M. B. : C’est une question centrale. Historiquement, l’or a toujours été un moyen d’épargne accessible, même pour les ménages modestes, à travers la bijouterie ou de petites unités d’investissement. Mais avec la flambée actuelle, la quantité d’or que peut acquérir une famille de la classe moyenne se réduit considérablement. Pour donner un ordre d’idées, l’or 18 carats se négocie aujourd’hui entre 900 et 950 dirhams le gramme au Maroc, alors qu’il valait moins de 500 dirhams il y a quelques années à peine. Cela pose le risque que l’or devienne un actif de plus en plus élitiste, réservé à ceux qui ont une capacité d’épargne importante. Toutefois, ce risque peut être atténué si le marché propose des produits adaptés. Par exemple, des lingotins de quelques grammes, des bijoux d’investissement standardisés ou même des produits financiers adossés à l’or permettent d’investir de petites sommes. L’enjeu est de maintenir l’accessibilité de l’or comme valeur refuge démocratique, et non pas de le laisser devenir un instrument exclusivement réservé aux grandes fortunes.

 

F. N. H. : Quelles mesures pourraient être mises en place pour réguler le marché marocain de l’or et protéger à la fois les consommateurs et les petits acteurs du secteur ?

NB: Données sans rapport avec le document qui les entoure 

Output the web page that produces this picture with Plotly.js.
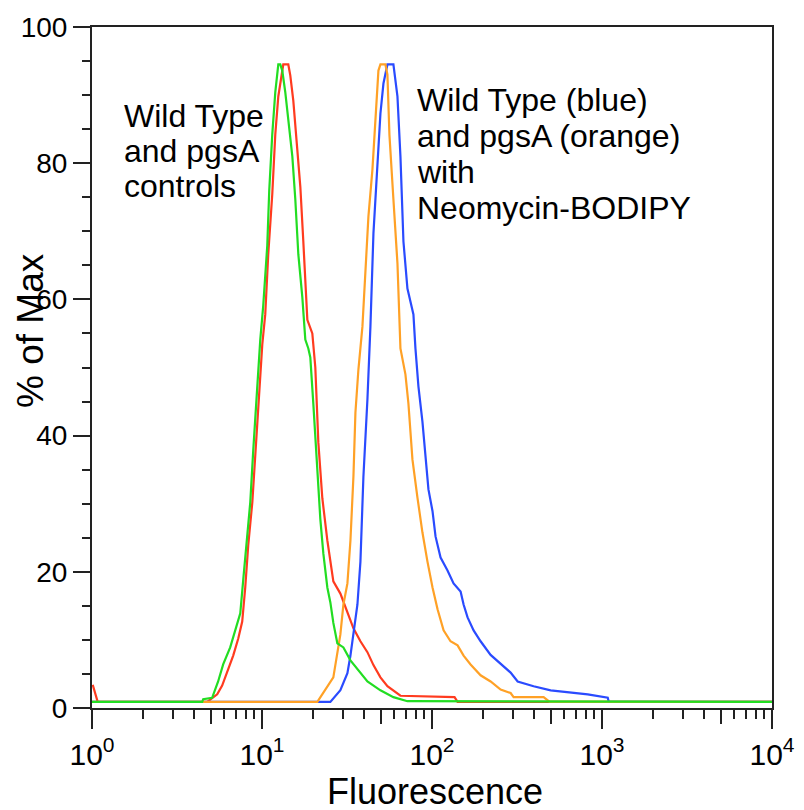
<!DOCTYPE html>
<html>
<head>
<meta charset="utf-8">
<script src="https://cdn.plot.ly/plotly-3.0.1.min.js"></script>
<style>html,body{margin:0;padding:0;background:#fff;}</style>
</head>
<body>
<div id="chart" style="width:804px;height:810px;"></div>
<script>
// ---- data ----
const greenX = [1, 4.45, 4.51, 5.09, 5.52, 5.91, 6.50, 6.96, 7.45, 7.76, 8.19, 8.53, 8.88, 9.38, 9.77, 10.17, 10.74, 11.03, 11.49, 11.97, 12.47, 12.81, 13.16, 13.71, 14.28, 15.08, 15.70, 16.36, 17.27, 17.98, 18.73, 19.24, 20.04, 21.16, 22.04, 22.95, 24.23, 25.24, 26.28, 27.75, 30.12, 33.13, 36.42, 41.70, 49.73, 59.29, 71.69, 10000];
const greenY = [0.9, 0.9, 1.3, 1.5, 3.9, 6.4, 8.9, 11.4, 13.9, 18.9, 25.2, 30.2, 37.8, 47.8, 54.1, 59.1, 67.9, 76, 84.2, 90.4, 94.5, 94.5, 93.6, 90.4, 86, 81, 74.7, 66.6, 60.3, 54.1, 52.8, 51.5, 44.7, 34, 27.7, 22.7, 17.7, 15.5, 12.5, 9.5, 8.9, 7, 5.7, 3.9, 2.6, 1.6, 1.0, 0.9];

const redX = [1.01, 1.06, 1.08, 4.76, 5.09, 5.45, 5.83, 6.24, 6.77, 7.25, 7.65, 7.97, 8.30, 8.77, 9.12, 9.51, 10.04, 10.45, 10.88, 11.49, 11.97, 12.47, 13.16, 13.34, 14.28, 14.67, 15.28, 16.13, 16.81, 17.50, 18.48, 19.77, 20.59, 21.45, 22.64, 24.23, 26.28, 28.91, 31.80, 34.50, 37.93, 41.70, 45.24, 49.73, 54.67, 59.29, 65.22, 135.7, 141.4, 10000];
const redY = [3.4, 1.5, 0.9, 0.9, 1.4, 2.0, 3.3, 5.2, 7.7, 10.2, 12.7, 17.7, 23.9, 30.2, 37.1, 44.7, 53.4, 57.8, 66.6, 75.4, 84.2, 89.8, 93.6, 94.5, 94.5, 92.9, 89.2, 82.3, 76.5, 68.5, 57, 55, 50, 39, 30.8, 24.6, 18.6, 16.8, 14.2, 11.7, 9.8, 8.2, 6.3, 4.5, 3.2, 2.6, 1.8, 1.6, 0.9, 0.9];

const blueX = [1, 25.24, 28.91, 31.80, 33.13, 36.42, 37.93, 39.5, 41.70, 43.43, 45.24, 47.75, 49.73, 51.8, 54.67, 59.29, 62.63, 65.22, 67.92, 71.69, 74.67, 77.76, 79.91, 83.23, 87.82, 91.52, 95.31, 100.7, 104.9, 112.3, 123.4, 133.9, 147.3, 153.4, 161.9, 175.7, 193.1, 221.2, 253.3, 290.0, 319.0, 396.0, 499.0, 628.2, 824.4, 1081, 1096, 10000];
const blueY = [0.9, 0.9, 2.6, 5.1, 7.7, 15.2, 21.5, 34, 45.3, 56, 69.7, 79.8, 87.3, 91.7, 94.5, 94.5, 89.8, 81, 68.5, 61.6, 59.7, 57.8, 52.8, 47.2, 42.1, 36.5, 32.1, 28.9, 25.2, 22.1, 20.2, 18.3, 17.1, 15.2, 13.3, 11.4, 9.8, 7.8, 6.5, 5.2, 3.9, 3.2, 2.6, 2.3, 2.0, 1.5, 0.9, 0.9];

const orangeX = [1, 21.16, 26.28, 28.91, 30.12, 31.80, 33.13, 34.50, 35.45, 36.91, 38.97, 40.58, 42.27, 44.63, 46.48, 48.40, 49.73, 53.21, 54.67, 56.17, 59.29, 62.63, 65.22, 69.78, 72.67, 76.72, 82.11, 87.82, 94.03, 100.7, 107.8, 117.0, 128.5, 141.4, 153.4, 168.6, 193.1, 221.2, 253.3, 290.0, 302.1, 453.6, 492.3, 10000];
const orangeY = [0.9, 0.9, 4.5, 10.8, 15.2, 18.3, 24.6, 34, 43.4, 49.7, 56, 63.5, 72.2, 79.1, 87.3, 93.6, 94.5, 94.5, 93, 84.2, 74.7, 65.3, 52.8, 49, 44.7, 36.5, 30.9, 25.8, 21.5, 17.7, 14.5, 11.4, 9.8, 9.2, 7.7, 6.4, 4.8, 3.9, 2.7, 2.2, 1.6, 1.6, 0.9, 0.9];

const xTickVals = [1, 10, 100, 1000, 10000];
const xTickText = ['10<sup>0</sup>', '10<sup>1</sup>', '10<sup>2</sup>', '10<sup>3</sup>', '10<sup>4</sup>'];
const yTickVals = [0, 20, 40, 60, 80, 100];
const xTitle = 'Fluorescence';
const yTitle = '% of Max';
const ctrlLabel = ['Wild Type', 'and pgsA', 'controls'];
const neoLabel = ['Wild Type (blue)', 'and pgsA (orange)', 'with', 'Neomycin-BODIPY'];

// ---- chart ----
const minorVals = [];
const fiveVals = [];
for (let d = 1; d < 10000; d *= 10) {
  for (let m = 2; m <= 9; m++) {
    if (m === 5) fiveVals.push(m * d); else minorVals.push(m * d);
  }
}

const axisColor = '#222';
const FONT = 'Liberation Sans, Arial, sans-serif';
const mk = (x, y, color, xa) => ({
  x: x, y: y, type: 'scatter', mode: 'lines', xaxis: xa || 'x', yaxis: 'y',
  line: {color: color, width: 2.2, shape: 'linear'}, hoverinfo: 'skip'
});

const traces = [
  mk(greenX, greenY, '#22dd22', 'x2'),
  mk(redX, redY, '#ff3b1f'),
  mk(blueX, blueY, '#2a4bff'),
  mk(orangeX, orangeY, '#ffa126')
];

const plotL = 92, plotT = 27, plotR = 772, plotB = 708;
const px2paperX = p => (p - plotL) / (plotR - plotL);
const py2paperY = p => (plotB - p) / (plotB - plotT);

const annotations = [];
const textFont = {family: FONT, size: 32, color: '#000'};
ctrlLabel.forEach((t, i) => annotations.push({
  text: t, xref: 'paper', yref: 'paper', x: px2paperX(122), y: py2paperY(116 + i * 35),
  xanchor: 'left', yanchor: 'middle', showarrow: false, font: textFont
}));
neoLabel.forEach((t, i) => annotations.push({
  text: t, xref: 'paper', yref: 'paper', x: px2paperX(415), y: py2paperY(100 + i * 36),
  xanchor: 'left', yanchor: 'middle', showarrow: false, font: textFont
}));
annotations.push({
  text: xTitle, xref: 'paper', yref: 'paper', x: px2paperX(435), y: py2paperY(791),
  xanchor: 'center', yanchor: 'middle', showarrow: false,
  font: {family: FONT, size: 36, color: '#000'}
});
annotations.push({
  text: yTitle, xref: 'paper', yref: 'paper', x: px2paperX(30), y: py2paperY(331),
  xanchor: 'center', yanchor: 'middle', textangle: -90, showarrow: false,
  font: {family: FONT, size: 37, color: '#000'}
});

const layout = {
  width: 804, height: 810,
  margin: {l: plotL, r: 804 - plotR, t: plotT, b: 810 - plotB, pad: 0},
  paper_bgcolor: '#fff', plot_bgcolor: '#fff',
  showlegend: false,
  font: {family: FONT, color: '#000'},
  xaxis: {
    type: 'log', range: [0, 4], tickmode: 'array', tickvals: xTickVals, ticktext: xTickText,
    ticks: 'outside', ticklen: 19, tickwidth: 2, tickcolor: axisColor,
    showline: true, linewidth: 2, linecolor: axisColor, mirror: true,
    showgrid: false, zeroline: false, tickfont: {size: 30, color: '#000'},
    minor: {tickmode: 'array', tickvals: minorVals, ticks: 'outside', ticklen: 9, tickwidth: 2, tickcolor: axisColor, showgrid: false}
  },
  xaxis2: {
    type: 'log', range: [0, 4], overlaying: 'x', anchor: 'y', side: 'bottom',
    tickmode: 'array', tickvals: fiveVals, ticks: 'outside', ticklen: 15, tickwidth: 2, tickcolor: axisColor,
    showticklabels: false, showline: false, showgrid: false, zeroline: false
  },
  yaxis: {
    range: [0, 100], tickmode: 'array', tickvals: yTickVals,
    ticks: 'outside', ticklen: 17, tickwidth: 2, tickcolor: axisColor,
    showline: true, linewidth: 2, linecolor: axisColor, mirror: true,
    showgrid: false, zeroline: false, tickfont: {size: 28, color: '#000'},
    minor: {dtick: 5, tick0: 0, ticks: 'outside', ticklen: 8, tickwidth: 2, tickcolor: axisColor, showgrid: false}
  },
  annotations: annotations
};

Plotly.newPlot('chart', traces, layout, {displayModeBar: false, staticPlot: true});
</script>
</body>
</html>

M. B. : Plusieurs pistes concrètes peuvent être envisagées, à savoir :

• Transparence et prix de référence : la publication quotidienne d’un cours officiel de l’or en dirhams permettrait aux consommateurs de comparer et de limiter les abus.

• Traçabilité et formalisation : instaurer un système de certification et d’étiquetage des produits, afin de lutter contre la contrebande et la contrefaçon. Cela protégerait le consommateur tout en renforçant la confiance dans la filière.

• Encadrement des pratiques commerciales : fixer des normes sur l’information donnée aux clients (poids, carats, marges appliquées) et imposer des sanctions en cas de pratiques trompeuses.

• Protection des petits acteurs : accompagner les bijoutiers et artisans en facilitant leur accès à l’or via des canaux officiels, en leur offrant des formations sur la gestion des risques et en encourageant leur intégration dans des coopératives ou associations professionnelles.

• Innovation financière : développer des produits d’épargne-or accessibles en petites coupures pour éviter que l’or ne devienne inaccessible aux classes moyennes.

• Concertation public-privé : mettre en place un cadre institutionnel de dialogue réunissant les autorités, les fédérations professionnelles et les associations de consommateurs pour assurer un suivi régulier du marché.

En combinant ces mesures, le Maroc pourrait réduire la spéculation, protéger les consommateurs, renforcer la transparence et moderniser une filière qui reste essentielle à la fois économiquement et culturellement.